This alumni spotlight is part of our celebration of the Temple BSN program’s 50th anniversary. Read more stories here.

Elise Pizzi graduated from Temple in 1972, two years after the Department of Nursing’s BSN program was accredited. Today, she is a retired Villanova University faculty member and an active volunteer at Unity Clinic in South Philadelphia, where she works primarily with the city’s Indonesian population.

Pizzi’s experience at Temple, when the BSN program was in its formative years, shows how the values and lessons that nursing students learn there today were established at the program’s very beginning.

You’ve been a volunteer nurse practitioner at Unity Clinic for ten years. How did you become involved?

I actually came in soon after it was established. As faculty at Villanova, a professor suggested we have students go to the clinic. At the time it was fairly chaotic, so I decided my students would go to my other practice with me. Meanwhile, I went back and worked with other clinicians to run it in a more orderly way.

What were some of the changes you made?

When they started, anybody could just come in and whatever clinician was there you’d see. We decided that patients should have their own clinicians, so we’d see the same patients over time.

What affect does that have on their care?

We definitely see improvements. They’re becoming healthier at younger ages. The model in Indonesia is they only see the doctor if they’re really sick. It’s a culture change to see your clinician every couple months.

The food in Indonesia is much different than in the U.S. Fast food is much cheaper than any other food here, and often our patients don’t have time to cook or they share rooms or kitchens. They’re often not eating well, and I think that makes them sicker at younger ages.

For me, it’s really wonderful to establish relationships with my patients and see that they’ve become healthier: that they’ve lost weight; blood pressure’s gone down; cholesterol under control; diabetes is improving.

How did your education at Temple’s BSN program prepare you for your career?

I really became aware of health disparities. As students, we were exposed to people of all races and income groups. So, it was very easy to identify health disparities, and that was part of our education there. That was part of nursing school and what we were taught.

The biggest influence on me was my community health experience. We had a wonderful professor, and going into people’s homes gave me a real view of how differently people live when they’re poor. What people call bad neighborhoods, to me are just neighborhoods. People live there. Some people have more and some people have less.

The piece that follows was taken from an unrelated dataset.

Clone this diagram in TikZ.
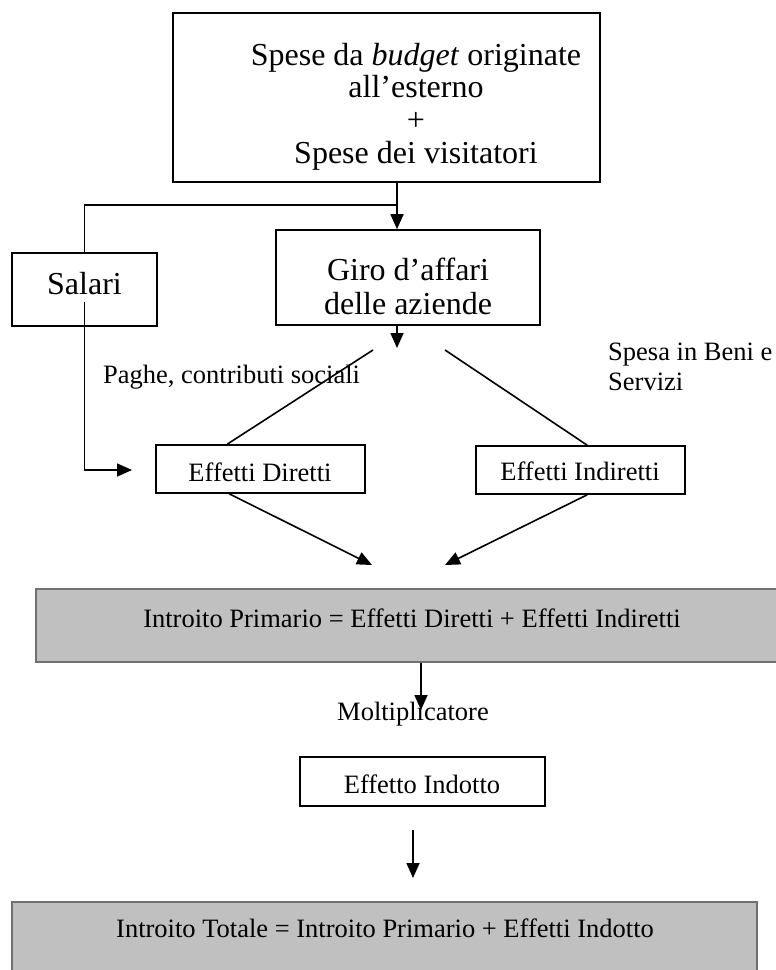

Temple was a really rich healthcare environment. I had great teachers on campus, and great teachers in the nursing school. We got to be a part of a lot of interesting cases. I also volunteer at another clinic in Kensington. There, we see people who really have nothing. Some are drug addicts, some are just really, really poor and living in the streets. And I think, with all of this, I really developed a comfort level while at Temple.